We follow various hedge fund operators, investors and ‘garage’ traders who have spotted the precarious foundations to this ivory tower. Their intelligence, cynicism and ‘outsider’ status enables them to spot a gap in the market, one which will wreak havoc for many millions of ordinary, low-income members of society. In the Robin Hood parable, it is down to this band of Merry Men to take from the rich ‘fat cats’ and return the wealth to those who have lined their pockets. At this stage the parallels with Robin Hood end. We are told at great lengths of the costs this systemic and reckless form of gambling has on many individuals. Brad Pitt’s character, a “reformed” ex-Wall Street banker now living a renewed life of earthy ethics and simplicity, serves as a moral compass to remind the audience of who is paying the true price of this greed and excess. It is a story that seeks to challenge how the financial service industry has succeeded in privatising wealth yet socialising risk - and yet this still remains a film that upholds the sanctity and virtue of the financial markets.
The Merry Men of 'The Big Short' themselves adhere to the logic of the market, by making a high-risk play which yields a great return.
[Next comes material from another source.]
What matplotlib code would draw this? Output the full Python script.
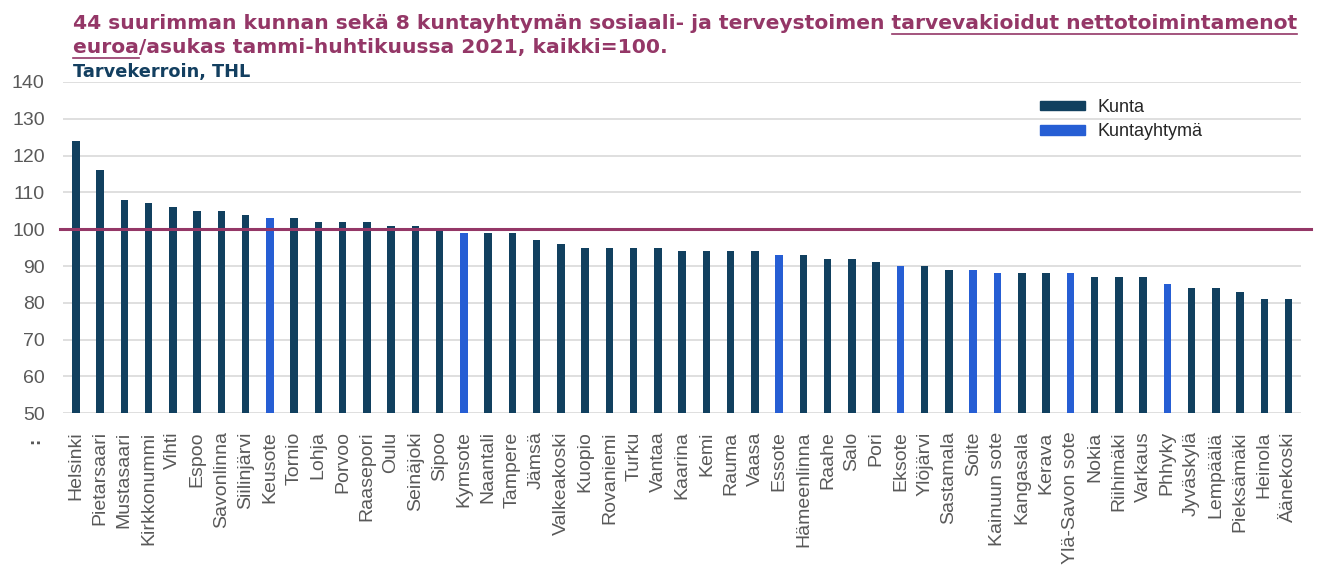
import matplotlib
matplotlib.use('Agg')
import matplotlib.pyplot as plt
from matplotlib.patches import Patch
from matplotlib.lines import Line2D
import numpy as np

# ------------------------------------------------------------------
# Data
# ------------------------------------------------------------------

NAMES = ['Helsinki', 'Pietarsaari', 'Mustasaari', 'Kirkkonummi', 'Vihti', 'Espoo',
         'Savonlinna', 'Siilinjärvi', 'Keusote', 'Tornio', 'Lohja', 'Porvoo',
         'Raasepori', 'Oulu', 'Seinäjoki', 'Sipoo', 'Kymsote', 'Naantali', 'Tampere',
         'Jämsä', 'Valkeakoski', 'Kuopio', 'Rovaniemi', 'Turku', 'Vantaa', 'Kaarina',
         'Kemi', 'Rauma', 'Vaasa', 'Essote', 'Hämeenlinna', 'Raahe', 'Salo', 'Pori',
         'Eksote', 'Ylöjärvi', 'Sastamala', 'Soite', 'Kainuun sote', 'Kangasala',
         'Kerava', 'Ylä-Savon sote', 'Nokia', 'Riihimäki', 'Varkaus', 'Phhyky',
         'Jyväskylä', 'Lempäälä', 'Pieksämäki', 'Heinola', 'Äänekoski']
VALUES = [124, 116, 108, 107, 106, 105, 105, 104, 103, 103, 102, 102, 102, 101, 101,
          100, 99, 99, 99, 97, 96, 95, 95, 95, 95, 94, 94, 94, 94, 93, 93, 92, 92, 91,
          90, 90, 89, 89, 88, 88, 88, 88, 87, 87, 87, 85, 84, 84, 83, 81, 81]
# kuntayhtymät (joint municipal authorities)
YHTYMAT = ['Keusote', 'Kymsote', 'Essote', 'Eksote', 'Soite', 'Kainuun sote',
           'Ylä-Savon sote', 'Phhyky']
REFERENCE = 100
Y_TICKS = [50, 60, 70, 80, 90, 100, 110, 120, 130, 140]

COLORS = {'kunta': '#11405f', 'yhtyma': '#265ed4'}
LABELS = {'kunta': 'Kunta', 'yhtyma': 'Kuntayhtymä'}
TITLE_COLOR = '#943767'
SUB_COLOR = '#133f60'
TICK_COLOR = '#595959'

TITLE_1A = '44 suurimman kunnan sekä 8 kuntayhtymän sosiaali- ja terveystoimen '
TITLE_1B = 'tarvevakioidut nettotoimintamenot'
TITLE_2A = 'euroa'
TITLE_2B = '/asukas tammi-huhtikuussa 2021, kaikki=100.'
SUBTITLE = 'Tarvekerroin, THL'


def main():
    W, H = 1321, 578
    fig = plt.figure(figsize=(W / 100, H / 100), dpi=100)
    ax = fig.add_axes([62.7 / W, 1 - 413.3 / H, (1300.7 - 62.7) / W, (413.3 - 82) / H])

    x = np.arange(len(NAMES))
    cols = [COLORS['yhtyma'] if n in YHTYMAT else COLORS['kunta'] for n in NAMES]
    ax.bar(x, VALUES, width=0.31, color=cols, linewidth=0, zorder=2)

    ax.axhline(REFERENCE, xmin=-0.002, xmax=1.008, color=TITLE_COLOR, lw=2.2,
               clip_on=False, zorder=3)

    ax.set_ylim(50, 140)
    ax.set_xlim(-0.54, len(NAMES) - 0.5)
    ax.set_yticks(Y_TICKS)
    ax.set_xticks(x)
    ax.set_xticklabels(NAMES, rotation=90, fontfamily='Liberation Sans')
    for lab in ax.get_yticklabels():
        lab.set_fontfamily('Liberation Sans')
    ax.tick_params(axis='both', length=0, labelsize=14, colors=TICK_COLOR)
    ax.tick_params(axis='x', pad=13)
    ax.tick_params(axis='y', pad=13)
    ax.yaxis.grid(True, color='#d9d9d9', lw=1.2, zorder=0)
    ax.set_axisbelow(True)
    for s in ax.spines.values():
        s.set_visible(False)

    handles = [Patch(color=COLORS[k], label=LABELS[k]) for k in ('kunta', 'yhtyma')]
    fig.legend(handles=handles, loc='upper left', bbox_to_anchor=(1040 / W, 1 - 99 / H),
               frameon=False, borderpad=0, borderaxespad=0, handlelength=2.5,
               handleheight=0.45, handletextpad=0.7, labelspacing=0.4,
               prop={'family': 'Liberation Sans', 'size': 13}, labelcolor='#262626')

    fig.text(35 / W, 1 - 441 / H, ':', rotation=90, ha='center', va='center',
             color=TICK_COLOR, fontsize=11, fontweight='bold')

    # title with underlined part
    tkw = dict(fontsize=14.6, fontweight='bold', family='DejaVu Sans', color=TITLE_COLOR,
               va='baseline', ha='left')
    x0 = 73 / W
    line1 = fig.text(x0, 1 - 29 / H, TITLE_1A + TITLE_1B, **tkw)
    line2 = fig.text(x0, 1 - 53 / H, TITLE_2A + TITLE_2B, **tkw)
    fig.text(x0, 1 - 77.5 / H, SUBTITLE, fontsize=12.8, fontweight='bold',
             family='DejaVu Sans', color=SUB_COLOR, va='baseline', ha='left')

    r = fig.canvas.get_renderer()
    ub = fig.text(0, 0, TITLE_1B, **tkw)
    wb = ub.get_window_extent(r).width
    ub.remove()
    ue = fig.text(0, 0, TITLE_2A, **tkw)
    we = ue.get_window_extent(r).width
    ue.remove()
    e1 = line1.get_window_extent(r)
    e2 = line2.get_window_extent(r)
    y1 = 1 - 34 / H
    y2 = 1 - 58 / H
    fig.add_artist(Line2D([(e1.x1 - wb) / W, e1.x1 / W], [y1, y1], color=TITLE_COLOR,
                          lw=1.2))
    fig.add_artist(Line2D([e2.x0 / W, (e2.x0 + we) / W], [y2, y2], color=TITLE_COLOR,
                          lw=1.2))

    fig.savefig('out.png', dpi=100)
    plt.close(fig)


if __name__ == '__main__':
    main()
In the financial services industry this is everyone’s dream. It is a competitive landscape that rewards a particular type of risk-taking and combative intelligence. The market does not reward sheep, but selects and bestows wealth upon leaders. In challenging the dominant assumption of housing market growth and betting on a downturn, these Merry Men have pitted their wits against the market, have been ridiculed for their stupidity and yet, by the end of the film, stand victorious. Had they lost, they would have been punished through losses, but their victory rewards them with sizable bonuses and enhanced personal reputations. As an audience, we are being asked to follow and invest emotionally in their market strategy as if it somehow fixes the harms pressed onto those at the bottom of the complex web of Collateral Debt Obligations. In essence, their actions are no different to those of the Wall Street ‘fat cats’. They may not have structured these instruments or traded in them and their outsider status seemingly insulates them from the taint of bankers. However, the entire premise of the film is one in which seven men bet on the destruction of livelihoods and win.
In asking us, the audience, to ‘be on their side’ and follow them through the journey, the effects that the financial services industry has had and continues to have on our everyday lives remain fundamentally unexplained. It is a parable in which Robin Hood steals from the rich and keeps all the proceeds for himself. Brad Pitt reminds us of the social costs of this wealth and fortune, but the sheen of Hollywood glamour sticks. Rather than bringing the viewer closer, and increasing a collective understanding of how we are all inextricably linked to this high-stakes world of greed, aggression and collusion, the film legitimises the accumulation of private wealth. At the same time, those who are paying the highest price for the crisis are the ones who contributed the least to it. It is a film about betrayal, destruction and an industry in need of radical change. Without a greater focus on these social costs, as an audience, we are in danger of becoming further removed from understanding the true causes and ongoing effects of the financial services industry. The ‘true story’ of ‘The Big Short’ is entertaining, but much like the ‘Wolf of Wall Street’, it leaves a sour taste and unanswered questions.